Ca me gêne d'autant plus qu'EDF reste la principale source d'influence de la politique énergétique française, ce qui fait d'ailleurs demander à nos dirigeants, qu'au niveau européen, le nucléaire soit considéré sur le même plan que les énergies renouvelables. La situation est pourtant claire : la politique énergétique européenne est renouvelable et il y a une directive européenne, ratifiée il y a 2 ans par le Président de la République, Nicolas Sarkozy. Le nucléaire reste lié aux décisions des Etats membres et ne doit pas être financé par les fonds dédiés aux énergies renouvelables.
AE : Considérez-vous que cette politique vous pénalise ?
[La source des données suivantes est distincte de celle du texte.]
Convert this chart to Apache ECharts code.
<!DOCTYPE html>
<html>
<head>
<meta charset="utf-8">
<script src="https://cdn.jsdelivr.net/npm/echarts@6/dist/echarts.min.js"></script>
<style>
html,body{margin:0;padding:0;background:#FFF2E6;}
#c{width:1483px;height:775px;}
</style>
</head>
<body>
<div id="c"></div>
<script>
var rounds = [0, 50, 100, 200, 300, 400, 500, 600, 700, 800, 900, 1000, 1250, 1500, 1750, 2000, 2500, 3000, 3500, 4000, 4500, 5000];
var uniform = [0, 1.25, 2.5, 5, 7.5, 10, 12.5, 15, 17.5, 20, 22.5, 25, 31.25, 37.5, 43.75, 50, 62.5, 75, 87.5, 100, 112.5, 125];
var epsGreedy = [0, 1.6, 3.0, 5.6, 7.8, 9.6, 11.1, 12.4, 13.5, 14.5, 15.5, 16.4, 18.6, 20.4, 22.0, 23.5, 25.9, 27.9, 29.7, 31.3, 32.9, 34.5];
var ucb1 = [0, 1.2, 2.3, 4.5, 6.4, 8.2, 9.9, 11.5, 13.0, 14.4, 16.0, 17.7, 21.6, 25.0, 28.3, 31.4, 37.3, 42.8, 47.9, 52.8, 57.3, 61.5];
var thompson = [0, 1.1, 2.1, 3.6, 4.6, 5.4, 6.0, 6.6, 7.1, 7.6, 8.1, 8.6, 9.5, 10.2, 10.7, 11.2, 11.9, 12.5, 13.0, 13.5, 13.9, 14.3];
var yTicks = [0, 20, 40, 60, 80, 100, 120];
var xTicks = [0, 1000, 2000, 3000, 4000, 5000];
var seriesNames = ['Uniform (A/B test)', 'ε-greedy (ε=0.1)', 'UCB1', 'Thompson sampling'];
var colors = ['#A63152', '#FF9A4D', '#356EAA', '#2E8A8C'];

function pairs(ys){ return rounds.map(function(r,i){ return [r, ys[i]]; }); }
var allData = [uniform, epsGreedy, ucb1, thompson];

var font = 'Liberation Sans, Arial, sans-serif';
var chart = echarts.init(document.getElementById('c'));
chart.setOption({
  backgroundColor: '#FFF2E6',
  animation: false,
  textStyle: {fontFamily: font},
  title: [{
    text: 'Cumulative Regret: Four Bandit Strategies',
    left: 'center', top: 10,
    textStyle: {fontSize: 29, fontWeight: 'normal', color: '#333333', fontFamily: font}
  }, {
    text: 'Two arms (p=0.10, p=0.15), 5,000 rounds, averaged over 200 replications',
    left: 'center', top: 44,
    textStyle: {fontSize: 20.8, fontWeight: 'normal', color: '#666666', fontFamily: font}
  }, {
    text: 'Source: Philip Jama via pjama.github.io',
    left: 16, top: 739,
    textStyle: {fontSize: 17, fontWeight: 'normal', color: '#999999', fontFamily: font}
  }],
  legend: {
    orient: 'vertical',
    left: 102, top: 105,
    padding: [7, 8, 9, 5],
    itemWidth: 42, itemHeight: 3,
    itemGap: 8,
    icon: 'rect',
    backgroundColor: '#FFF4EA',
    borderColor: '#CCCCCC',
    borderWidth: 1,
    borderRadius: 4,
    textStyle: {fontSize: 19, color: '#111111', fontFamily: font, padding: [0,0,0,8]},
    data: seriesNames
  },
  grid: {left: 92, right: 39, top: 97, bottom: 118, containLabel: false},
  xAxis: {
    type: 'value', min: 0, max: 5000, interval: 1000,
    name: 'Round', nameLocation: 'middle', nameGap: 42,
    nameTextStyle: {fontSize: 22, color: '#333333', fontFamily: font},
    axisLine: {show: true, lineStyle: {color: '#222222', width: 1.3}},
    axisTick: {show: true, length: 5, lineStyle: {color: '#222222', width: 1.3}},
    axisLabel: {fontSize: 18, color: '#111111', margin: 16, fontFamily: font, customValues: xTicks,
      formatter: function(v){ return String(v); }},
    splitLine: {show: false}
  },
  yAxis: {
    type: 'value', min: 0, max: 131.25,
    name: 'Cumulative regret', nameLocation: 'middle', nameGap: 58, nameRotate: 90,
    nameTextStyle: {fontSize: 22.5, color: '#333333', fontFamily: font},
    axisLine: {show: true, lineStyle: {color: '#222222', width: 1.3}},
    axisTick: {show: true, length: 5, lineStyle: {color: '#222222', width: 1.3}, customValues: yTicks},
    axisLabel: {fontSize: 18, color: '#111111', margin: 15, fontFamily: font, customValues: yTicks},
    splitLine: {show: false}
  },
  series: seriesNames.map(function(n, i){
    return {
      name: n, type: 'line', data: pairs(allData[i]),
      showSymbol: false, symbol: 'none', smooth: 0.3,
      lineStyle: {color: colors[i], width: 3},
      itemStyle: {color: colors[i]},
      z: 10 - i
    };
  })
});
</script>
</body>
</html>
RL : En France, on a un mur nucléaire à franchir. Je pense qu'on devrait étendre au nucléaire la transparence en matière de coût qu'on exige des énergies renouvelables. Cela, y compris concernant le démantèlement et la gestion des déchets. On voit bien le débat entre EDF, l'ASN et l'Andra : on ne parle que de la gestion des déchets enterrés et on évoque plusieurs dizaines de milliards d'euros. EDF voudrait du stockage "low cost" les autorités indépendantes disent qu'on ne badine pas avec la sécurité. Et l'on n'a pas encore abordé les provisions pour démantèlement, l'essentiel de la facture est donc devant nous et n'a pas été intégré dans le coût du kWh jusqu'à présent. La hausse sera d'autant plus difficile à supporter socialement, que nous utilisons massivement le chauffage électrique.
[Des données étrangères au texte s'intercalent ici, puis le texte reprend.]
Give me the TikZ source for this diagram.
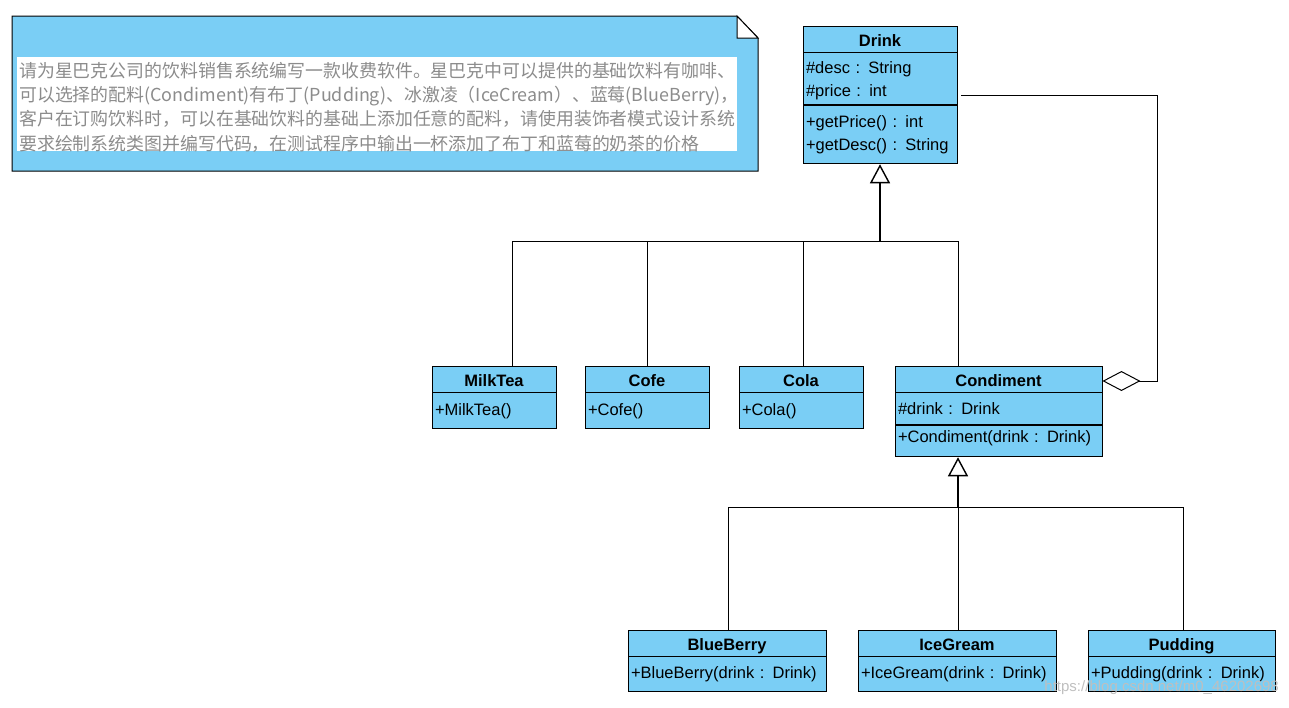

AE : Qu'attendez-vous de la concertation à l'approche du 11 février ?
RL : J'espère que Jean-Michel Charpin et Claude Trink iront au-delà de la feuille de mission qui visait à répartir les 5.400 MW d'ici 2020. Avec 500 MW par an, on pousse l'industrie à la faillite et on laisse passer le train de la technologie photovoltaïque. Ça a été entendu et compris, on espère donc un scénario alternatif. Ca se jouera avec un arbitrage interministériel et probablement un peu plus à Bercy, voire à l'Elysée.
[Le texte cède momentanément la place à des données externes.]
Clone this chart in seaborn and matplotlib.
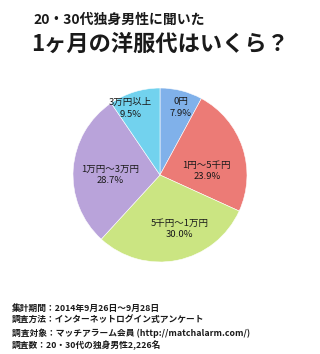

Il faudrait un tarif d'achat régionalisé pour optimiser l'investissement des Français et éviter que le photovoltaïque ne se développe qu'au sud de la France. De même il faudrait prendre en compte la taille des projets, pour optimiser les tarifs et prendre en compte les effets d'échelle. De notre côté, il faut aussi que les professionnels du secteur assument leurs responsabilités en matière d'optimisation de leur offre, avec des engagements sur la productibilité qui doit durer 20 ans.